## [What you should do]
Transcribe the whole listing below without changing a word, but leave out every image.

* begin *

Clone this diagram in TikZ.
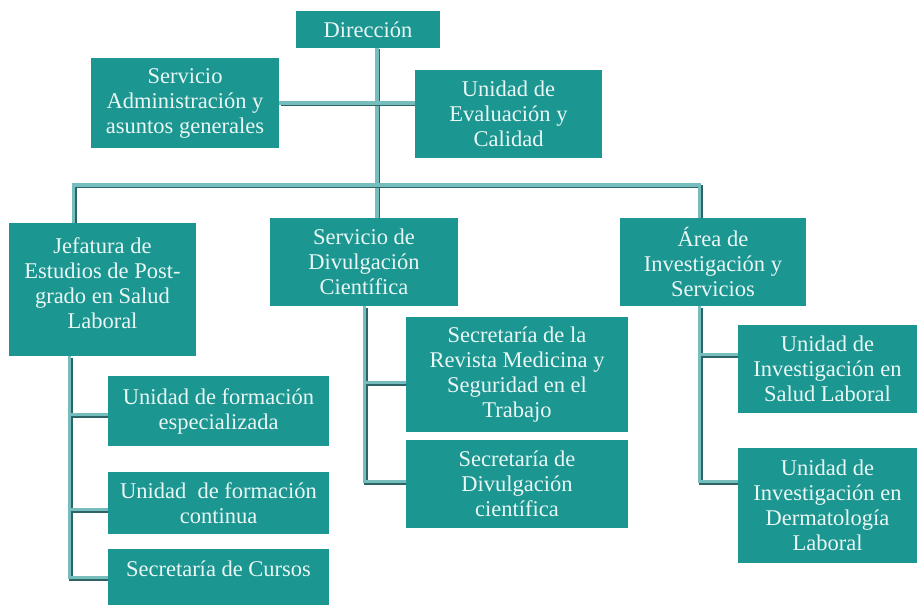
\documentclass[tikz,border=0pt]{standalone}
\usepackage{fontspec}
\setmainfont{Liberation Serif}
\usetikzlibrary{calc,backgrounds}
\definecolor{boxfill}{RGB}{27,150,145}
\definecolor{boxtext}{RGB}{234,247,245}
\definecolor{connlight}{RGB}{118,190,190}
\definecolor{connedge}{RGB}{45,100,102}
\tikzset{
  orgbox/.style={fill=boxfill, text=boxtext, align=center, inner sep=2pt,
    font=\fontsize{22.5}{25}\selectfont},
  conn/.style={draw=connlight, line width=3.2pt,
    preaction={draw=connedge, line width=3.6pt, transform canvas={shift={(1.3pt,-1.3pt)}}}},
}
\begin{document}
\begin{tikzpicture}[x=1pt,y=-1pt]
\useasboundingbox (0,0) rectangle (917,605);
\clip (0,0) rectangle (917,605);
% boxes
\node[orgbox, minimum width=144, minimum height=37] (dir) at (368,29.5) {Dirección};
\node[orgbox, minimum width=188, minimum height=90] (adm) at (185,103) {Servicio\\Administración y\\asuntos generales};
\node[orgbox, minimum width=187, minimum height=88] (eva) at (508.5,114) {Unidad de\\Evaluación y\\Calidad};
\node[orgbox, minimum width=187, minimum height=133, text depth=12pt] (jef) at (102.5,289.5) {Jefatura de\\Estudios de Post-\\grado en Salud\\Laboral};
\node[orgbox, minimum width=188, minimum height=88] (div) at (364,262) {Servicio de\\Divulgación\\Científica};
\node[orgbox, minimum width=186, minimum height=88] (area) at (713,262) {Área de\\Investigación y\\Servicios};
\node[orgbox, minimum width=221, minimum height=70] (ufe) at (218.5,411) {Unidad de formación\\especializada};
\node[orgbox, minimum width=221, minimum height=62] (ufc) at (218.5,503) {Unidad~ de formación\\continua};
\node[orgbox, minimum width=221, minimum height=56, text depth=16pt] (sc) at (218.5,577) {Secretaría de Cursos};
\node[orgbox, minimum width=222, minimum height=115] (srev) at (517,374.5) {Secretaría de la\\Revista Medicina y\\Seguridad en el\\Trabajo};
\node[orgbox, minimum width=222, minimum height=88] (sdiv) at (517,484) {Secretaría de\\Divulgación\\científica};
\node[orgbox, minimum width=179, minimum height=88] (uisl) at (827.5,369) {Unidad de\\Investigación en\\Salud Laboral};
\node[orgbox, minimum width=179, minimum height=115] (uid) at (827.5,505.5) {Unidad de\\Investigación en\\Dermatología\\Laboral};
% connector points
\coordinate (t0) at (377,48);
\coordinate (bus) at (377,185);
\coordinate (jtop) at ($(jef.north west)+(65,0)$);
\coordinate (atop) at ($(area.north west)+(80,0)$);
\coordinate (jt) at ($(jef.south west)+(61,0)$);
\coordinate (dt) at ($(div.south west)+(95,0)$);
\coordinate (at) at ($(area.south west)+(80,0)$);
\begin{scope}[on background layer]
\draw[conn] (t0) -- (t0 |- div.north);
\draw[conn] (adm.east) -- (adm.east -| eva.west);
\draw[conn] (jtop) |- (bus) -| (atop);
\draw[conn] (jt) |- ($(sc.north west)+(0,29)$);
\draw[conn] (jt |- ufe.north west) ++(0,39) -- ($(ufe.north west)+(0,39)$);
\draw[conn] (jt |- ufc.north west) ++(0,38) -- ($(ufc.north west)+(0,38)$);
\draw[conn] (dt) |- ($(sdiv.north west)+(0,42)$);
\draw[conn] (dt |- srev.north west) ++(0,66) -- ($(srev.north west)+(0,66)$);
\draw[conn] (at) |- ($(uid.north west)+(0,34)$);
\draw[conn] (at |- uisl.north west) ++(0,30) -- ($(uisl.north west)+(0,30)$);
\end{scope}
\end{tikzpicture}
\end{document}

* end *

## [Correct response]
Clone this diagram in TikZ.
\documentclass[tikz,border=0pt]{standalone}
\usepackage{fontspec}
\setmainfont{Liberation Serif}
\usetikzlibrary{calc,backgrounds}
\definecolor{boxfill}{RGB}{27,150,145}
\definecolor{boxtext}{RGB}{234,247,245}
\definecolor{connlight}{RGB}{118,190,190}
\definecolor{connedge}{RGB}{45,100,102}
\tikzset{
  orgbox/.style={fill=boxfill, text=boxtext, align=center, inner sep=2pt,
    font=\fontsize{22.5}{25}\selectfont},
  conn/.style={draw=connlight, line width=3.2pt,
    preaction={draw=connedge, line width=3.6pt, transform canvas={shift={(1.3pt,-1.3pt)}}}},
}
\begin{document}
\begin{tikzpicture}[x=1pt,y=-1pt]
\useasboundingbox (0,0) rectangle (917,605);
\clip (0,0) rectangle (917,605);
% boxes
\node[orgbox, minimum width=144, minimum height=37] (dir) at (368,29.5) {Dirección};
\node[orgbox, minimum width=188, minimum height=90] (adm) at (185,103) {Servicio\\Administración y\\asuntos generales};
\node[orgbox, minimum width=187, minimum height=88] (eva) at (508.5,114) {Unidad de\\Evaluación y\\Calidad};
\node[orgbox, minimum width=187, minimum height=133, text depth=12pt] (jef) at (102.5,289.5) {Jefatura de\\Estudios de Post-\\grado en Salud\\Laboral};
\node[orgbox, minimum width=188, minimum height=88] (div) at (364,262) {Servicio de\\Divulgación\\Científica};
\node[orgbox, minimum width=186, minimum height=88] (area) at (713,262) {Área de\\Investigación y\\Servicios};
\node[orgbox, minimum width=221, minimum height=70] (ufe) at (218.5,411) {Unidad de formación\\especializada};
\node[orgbox, minimum width=221, minimum height=62] (ufc) at (218.5,503) {Unidad~ de formación\\continua};
\node[orgbox, minimum width=221, minimum height=56, text depth=16pt] (sc) at (218.5,577) {Secretaría de Cursos};
\node[orgbox, minimum width=222, minimum height=115] (srev) at (517,374.5) {Secretaría de la\\Revista Medicina y\\Seguridad en el\\Trabajo};
\node[orgbox, minimum width=222, minimum height=88] (sdiv) at (517,484) {Secretaría de\\Divulgación\\científica};
\node[orgbox, minimum width=179, minimum height=88] (uisl) at (827.5,369) {Unidad de\\Investigación en\\Salud Laboral};
\node[orgbox, minimum width=179, minimum height=115] (uid) at (827.5,505.5) {Unidad de\\Investigación en\\Dermatología\\Laboral};
% connector points
\coordinate (t0) at (377,48);
\coordinate (bus) at (377,185);
\coordinate (jtop) at ($(jef.north west)+(65,0)$);
\coordinate (atop) at ($(area.north west)+(80,0)$);
\coordinate (jt) at ($(jef.south west)+(61,0)$);
\coordinate (dt) at ($(div.south west)+(95,0)$);
\coordinate (at) at ($(area.south west)+(80,0)$);
\begin{scope}[on background layer]
\draw[conn] (t0) -- (t0 |- div.north);
\draw[conn] (adm.east) -- (adm.east -| eva.west);
\draw[conn] (jtop) |- (bus) -| (atop);
\draw[conn] (jt) |- ($(sc.north west)+(0,29)$);
\draw[conn] (jt |- ufe.north west) ++(0,39) -- ($(ufe.north west)+(0,39)$);
\draw[conn] (jt |- ufc.north west) ++(0,38) -- ($(ufc.north west)+(0,38)$);
\draw[conn] (dt) |- ($(sdiv.north west)+(0,42)$);
\draw[conn] (dt |- srev.north west) ++(0,66) -- ($(srev.north west)+(0,66)$);
\draw[conn] (at) |- ($(uid.north west)+(0,34)$);
\draw[conn] (at |- uisl.north west) ++(0,30) -- ($(uisl.north west)+(0,30)$);
\end{scope}
\end{tikzpicture}
\end{document}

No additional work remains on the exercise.